Muitas vezes estamos tão embriagados no nosso próprio discurso, no nosso próprio ponto de vista, muitas vezes nos sentimos tão inseguros quanto as nossas opiniões que acabamos por fechar a possibilidade de comunicação com o outro. Mas é importante perceber, e o filme nos mostra isso de forma muito bela, que só quando nos relacionamos genuinamente com os demais, é que crescemos.

No final, a consequência dessa linda experiência de Louise nos leva a uma reflexão que a própria personagem enseja: se você pudesse ver toda a sua vida, do começo ao fim, você mudaria alguma coisa? Percebendo que, apesar de saber que alguns momentos difíceis serão enfrentados – e todos nós sabemos que de fato não só de alegrias é feita a vida -, Louise encara as oportunidades que a vida lhe coloca, vive intensamente todos os momentos e nitidamente se mostra agradecida por tudo.

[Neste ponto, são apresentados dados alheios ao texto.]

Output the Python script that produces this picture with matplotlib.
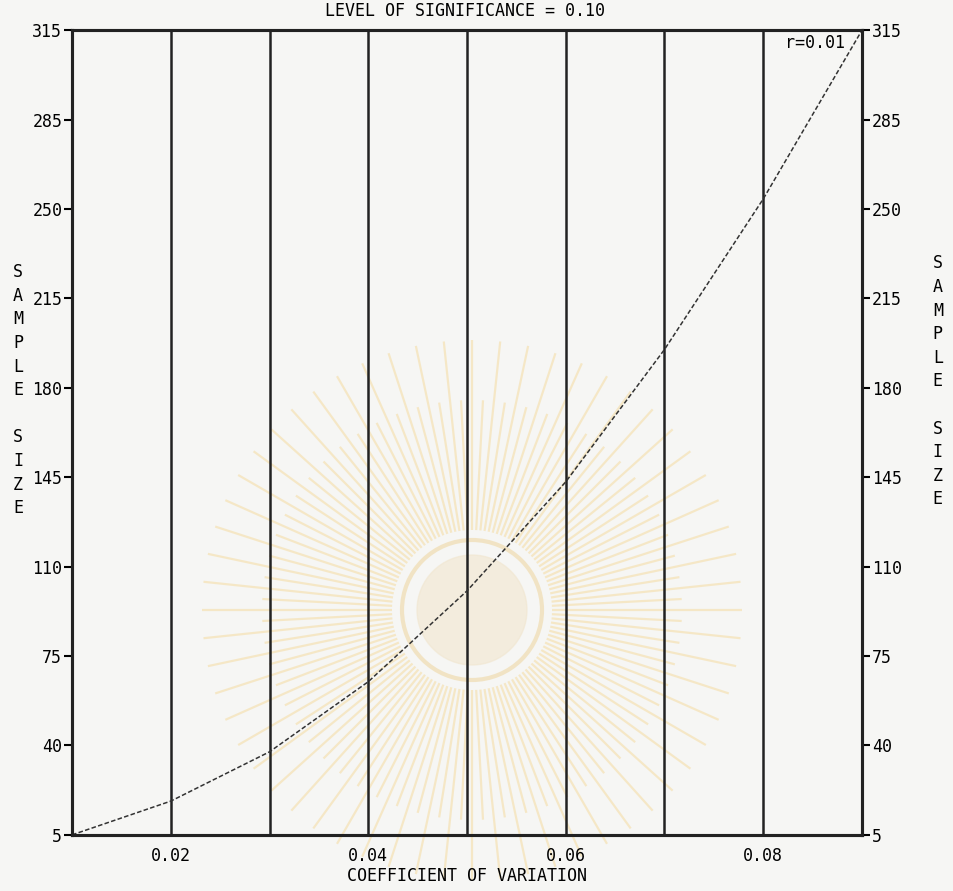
import numpy as np
import matplotlib.pyplot as plt

# coefficient of variation vs required sample size (r = 0.01)
cv = [0.01, 0.02, 0.03, 0.04, 0.05, 0.06, 0.07, 0.08, 0.09]
n = [5, 18, 37, 64, 99, 141, 192, 250, 315]

y_labels = ['5', '40', '75', '110', '145', '180', '215', '250', '285', '315']
x_ticks = [0.02, 0.04, 0.06, 0.08]
grid_x = [0.02, 0.03, 0.04, 0.05, 0.06, 0.07, 0.08]

plt.rcParams['font.family'] = ['DejaVu Sans Mono', 'DejaVu Sans']
paper = '#f6f6f4'
ink = '#222222'

fig = plt.figure(figsize=(9.54, 8.91), dpi=100, facecolor=paper)

# faint library stamp behind the plot
bg = fig.add_axes([0, 0, 1, 1], zorder=0)
bg.set_xlim(0, 954)
bg.set_ylim(891, 0)
bg.axis('off')
cx, cy = 472, 610
for k, ang in enumerate(np.radians(np.arange(0, 360, 3))):
    r1 = 80
    r2 = 270 if k % 2 == 0 else 210
    bg.plot([cx + r1 * np.cos(ang), cx + r2 * np.cos(ang)],
            [cy + r1 * np.sin(ang), cy + r2 * np.sin(ang)],
            color='#f4d690', lw=1.6, alpha=0.45, solid_capstyle='butt')
bg.add_patch(plt.Circle((cx, cy), 70, fill=False, ec='#efdcb0', lw=3, alpha=0.7))
bg.add_patch(plt.Circle((cx, cy), 55, color='#f1e6cf', alpha=0.6))

ax = fig.add_axes([0.0755, 0.063, 0.828, 0.903], zorder=1)
ax.set_facecolor('none')

for gx in grid_x:
    ax.axvline(gx, color=ink, lw=1.8)

ax.plot(cv, n, color='#333333', lw=1.1, linestyle=(0, (3, 1.5)))

ax.set_xlim(0.01, 0.09)
ax.set_ylim(5, 315)
yt = np.linspace(5, 315, len(y_labels))
ax.set_yticks(yt)
ax.set_yticklabels(y_labels, fontsize=12)
ax.set_xticks(x_ticks)
ax.set_xticklabels(['%.2f' % v for v in x_ticks], fontsize=12)
ax.tick_params(axis='x', length=0, pad=9)
ax.tick_params(axis='y', direction='out', length=6, width=1.5, pad=1)

ax2 = ax.twinx()
ax2.set_ylim(5, 315)
ax2.set_yticks(yt)
ax2.set_yticklabels(y_labels, fontsize=12)
ax2.tick_params(axis='y', direction='out', length=6, width=1.5, pad=1)

for a in (ax, ax2):
    for s in a.spines.values():
        s.set_linewidth(2.2)
        s.set_color(ink)

ax.text(0.0883, 313.5, 'r=0.01', ha='right', va='top', fontsize=12)
ax.set_xlabel('COEFFICIENT OF VARIATION', fontsize=12, labelpad=1)
fig.text(0.487, 0.988, 'LEVEL OF SIGNIFICANCE = 0.10', ha='center', va='center', fontsize=12)

side = 'S\nA\nM\nP\nL\nE\n\nS\nI\nZ\nE'
fig.text(0.019, 0.562, side, ha='center', va='center', fontsize=12, linespacing=1.4)
fig.text(0.983, 0.572, side, ha='center', va='center', fontsize=12, linespacing=1.4)

fig.savefig('out.png', dpi=100, facecolor=fig.get_facecolor())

Essa é a verdadeira gratidão diante da vida. Não só ser grato pelo que é bom, porque aí reduzimos a vida pela metade, tiramos boa parte das experiências que vivemos e que são tão necessárias ao nosso crescimento. Mas ser grato porque há um entendimento de que tudo merece ser vivido e que os mistérios da vida, no filme tão bem representado pelos alienígenas, são maiores que nós e, como diria Shakespeare, nossa vã filosofia. Isso deve ser vivido de tal maneira que nos reste estar abertos de coração, e mente, para as trocas de experiências que teremos ao longo dessa jornada.

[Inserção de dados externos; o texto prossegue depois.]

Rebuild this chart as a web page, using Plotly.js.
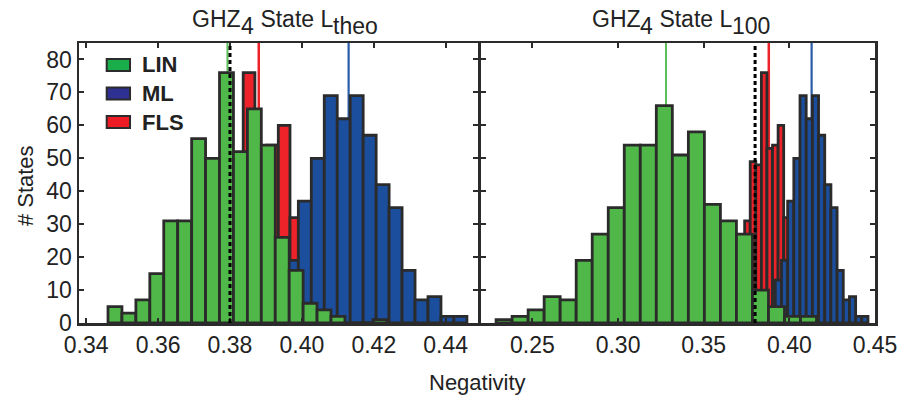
<!DOCTYPE html>
<html>
<head>
<meta charset="utf-8">
<script src="https://cdn.plot.ly/plotly-3.0.1.min.js"></script>
<style>html,body{margin:0;padding:0;background:#fff;}#chart{width:904px;height:404px;}</style>
</head>
<body>
<div id="chart"></div>
<script>
// ---- Data (histogram bin counts) ----
// Left panel: GHZ4 State L_theo
const linStartTheo = 0.34607;   // first LIN bin edge
const linWidthTheo = 0.003877;  // LIN bin width
const linCountsTheo = [5, 3, 7, 15, 31, 31, 56, 50, 76, 52, 65, 54, 26, 16, 6, 4, 2, 0, 0, 1];

// Right panel: GHZ4 State L_100
const linStart100 = 0.22882;
const linWidth100 = 0.009353;
const linCounts100 = [1, 2, 4, 8, 7, 19, 27, 35, 54, 54, 66, 51, 58, 36, 31, 27, 10, 5, 2, 2];

// ML and FLS (same in both panels)
const mlStart = 0.3918;
const mlWidth = 0.003607;
const mlCounts = [13, 19, 37, 50, 69, 62, 69, 57, 42, 35, 16, 7, 8, 2, 2];

const flsStart = 0.37391;
const flsWidth = 0.003255;
const flsCounts = [31, 49, 48, 76, 53, 54, 60, 32];

// Mean values (vertical lines) and threshold
const linMeanTheo = 0.3793;
const linMean100 = 0.328;
const mlMean = 0.413;
const flsMean = 0.388;
const threshold = 0.38;

const leftTicks = [0.34, 0.36, 0.38, 0.40, 0.42, 0.44];
const rightTicks = [0.25, 0.30, 0.35, 0.40, 0.45];
const yTicks = [0, 10, 20, 30, 40, 50, 60, 70, 80];

const seriesNames = ['LIN', 'ML', 'FLS'];
// titles as [text, isSubscript] pieces
const titleLeft = [['GHZ', false], ['4', true], ['\u00a0State L', false], ['theo', true]];
const titleRight = [['GHZ', false], ['4', true], ['\u00a0State L', false], ['100', true]];
const xTitle = 'Negativity';
const yTitle = '# States';

// ---- Styles ----
const cGreen = '#50b848', cBlue = '#1b4f9e', cRed = '#ee2229';
const legGreen = '#1aae4b', legBlue = '#2e3192', legRed = '#ed1c24';
const outline = '#2b2b2b';
const textCol = '#222222';
const FONT = 'Liberation Sans, Arial, sans-serif';
const TSIZE = 23;

const W = 904, H = 404;
const M = {l: 79, r: 29, t: 43, b: 81};
const plotW = W - M.l - M.r, plotH = H - M.t - M.b;

function centers(start, width, counts) {
  return counts.map((_, i) => start + width * (i + 0.5));
}
function barTrace(start, width, counts, color, name, xa, ya) {
  return {
    type: 'bar', name: name, showlegend: false,
    x: centers(start, width, counts), y: counts, width: width,
    xaxis: xa, yaxis: ya,
    marker: {color: color, line: {color: outline, width: 2.8}},
    hoverinfo: 'x+y'
  };
}

const data = [
  barTrace(flsStart, flsWidth, flsCounts, cRed, 'FLS', 'x', 'y'),
  barTrace(mlStart, mlWidth, mlCounts, cBlue, 'ML', 'x', 'y'),
  barTrace(linStartTheo, linWidthTheo, linCountsTheo, cGreen, 'LIN', 'x', 'y'),
  barTrace(flsStart, flsWidth, flsCounts, cRed, 'FLS', 'x2', 'y2'),
  barTrace(mlStart, mlWidth, mlCounts, cBlue, 'ML', 'x2', 'y2'),
  barTrace(linStart100, linWidth100, linCounts100, cGreen, 'LIN', 'x2', 'y2')
];

function vline(xv, xref, yref, color, width, dash, layer) {
  return {type: 'line', xref: xref, yref: yref + ' domain', x0: xv, x1: xv, y0: 0, y1: 1,
          layer: layer, line: {color: color, width: width, dash: dash}};
}

const shapes = [
  vline(linMeanTheo, 'x', 'y', '#5cbf5c', 2, 'solid', 'below'),
  vline(flsMean, 'x', 'y', cRed, 2.5, 'solid', 'below'),
  vline(mlMean, 'x', 'y', '#2a5ca8', 2.2, 'solid', 'below'),
  vline(threshold, 'x', 'y', '#000', 3, '4px,3px', 'above'),
  vline(linMean100, 'x2', 'y2', '#5cbf5c', 2, 'solid', 'below'),
  vline(flsMean, 'x2', 'y2', cRed, 2.5, 'solid', 'below'),
  vline(mlMean, 'x2', 'y2', '#2a5ca8', 2.2, 'solid', 'below'),
  vline(threshold, 'x2', 'y2', '#000', 3, '4px,3px', 'above')
];

// manual legend (swatch + label)
const legColors = [legGreen, legBlue, legRed];
const annotations = [];
seriesNames.forEach((nm, i) => {
  const yTop = 0.943 - i * 0.102;
  shapes.push({type: 'rect', xref: 'paper', yref: 'paper', x0: 0.0348, x1: 0.0641,
               y0: yTop - 0.043, y1: yTop, layer: 'above',
               fillcolor: legColors[i], line: {color: outline, width: 2}});
  annotations.push({xref: 'paper', yref: 'paper', x: 0.0766, y: yTop - 0.0215,
                    xanchor: 'left', yanchor: 'middle', showarrow: false,
                    text: '<b>' + nm + '</b>', font: {family: FONT, size: 22, color: textCol}});
});

// titles with full-size subscripts: measure pieces and place them side by side
const ctx = document.createElement('canvas').getContext('2d');
ctx.font = TSIZE + 'px "Liberation Sans", Arial, sans-serif';
function addTitle(pieces, centerPx, baselinePx) {
  const widths = pieces.map(p => ctx.measureText(p[0]).width);
  const total = widths.reduce((a, b) => a + b, 0);
  let xpx = centerPx - total / 2;
  pieces.forEach((p, i) => {
    annotations.push({
      xref: 'paper', yref: 'paper',
      x: (xpx - M.l) / plotW, y: (H - M.b - baselinePx) / plotH,
      xanchor: 'left', yanchor: 'middle', showarrow: false, borderpad: 0,
      yshift: p[1] ? -7 : 0,
      text: p[0], font: {family: FONT, size: TSIZE, color: textCol}
    });
    xpx += widths[i];
  });
}
addTitle(titleLeft, 284, 19);
addTitle(titleRight, 680, 19);

annotations.push({xref: 'paper', yref: 'paper', x: 0.5, y: -0.213, xanchor: 'center', yanchor: 'middle',
                  showarrow: false, text: xTitle, font: {family: FONT, size: 22, color: textCol}});
annotations.push({xref: 'paper', yref: 'paper', x: -0.068, y: 0.492, xanchor: 'center', yanchor: 'middle',
                  showarrow: false, textangle: -90, text: yTitle, font: {family: FONT, size: 22, color: textCol}});

const axisCommon = {
  showline: true, linecolor: outline, linewidth: 2.5, mirror: 'ticks',
  ticks: 'inside', ticklen: 5, tickwidth: 2, tickcolor: outline,
  showgrid: false, zeroline: false,
  tickfont: {family: FONT, size: 23, color: textCol}
};

const layout = {
  width: W, height: H,
  margin: {l: M.l, r: M.r, t: M.t, b: M.b, pad: 0},
  paper_bgcolor: '#fff', plot_bgcolor: '#fff',
  barmode: 'overlay', bargap: 0,
  showlegend: false,
  xaxis: Object.assign({}, axisCommon, {domain: [0, 0.5013], range: [0.338, 0.449],
          tickmode: 'array', tickvals: leftTicks, ticktext: leftTicks.map(v => v.toFixed(2)), anchor: 'y'}),
  xaxis2: Object.assign({}, axisCommon, {domain: [0.505, 1], range: [0.22, 0.45],
          tickmode: 'array', tickvals: rightTicks, ticktext: rightTicks.map(v => v.toFixed(2)), anchor: 'y2'}),
  yaxis: Object.assign({}, axisCommon, {domain: [0, 1], range: [0, 85],
          tickmode: 'array', tickvals: yTicks, anchor: 'x'}),
  yaxis2: Object.assign({}, axisCommon, {domain: [0, 1], range: [0, 85],
          tickmode: 'array', tickvals: yTicks, showticklabels: false, anchor: 'x2'}),
  shapes: shapes,
  annotations: annotations
};

Plotly.newPlot('chart', data, layout, {displayModeBar: false, staticPlot: true});
</script>
</body>
</html>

Ou seja, o filme parece falar sobre uma invasão alienígena e uma possível guerra. Mas, na verdade, nos fala sobre a compreensão do que é importante na vida, do verdadeiro sentido, porque ficarmos presos nos nossos medos, nos nossos traumas, nas nossas visões de mundo, nas nossas opiniões e nas nossas verdades nunca nos levarão a ir além de nós mesmos, nunca nos realizarão como seres humanos que somos.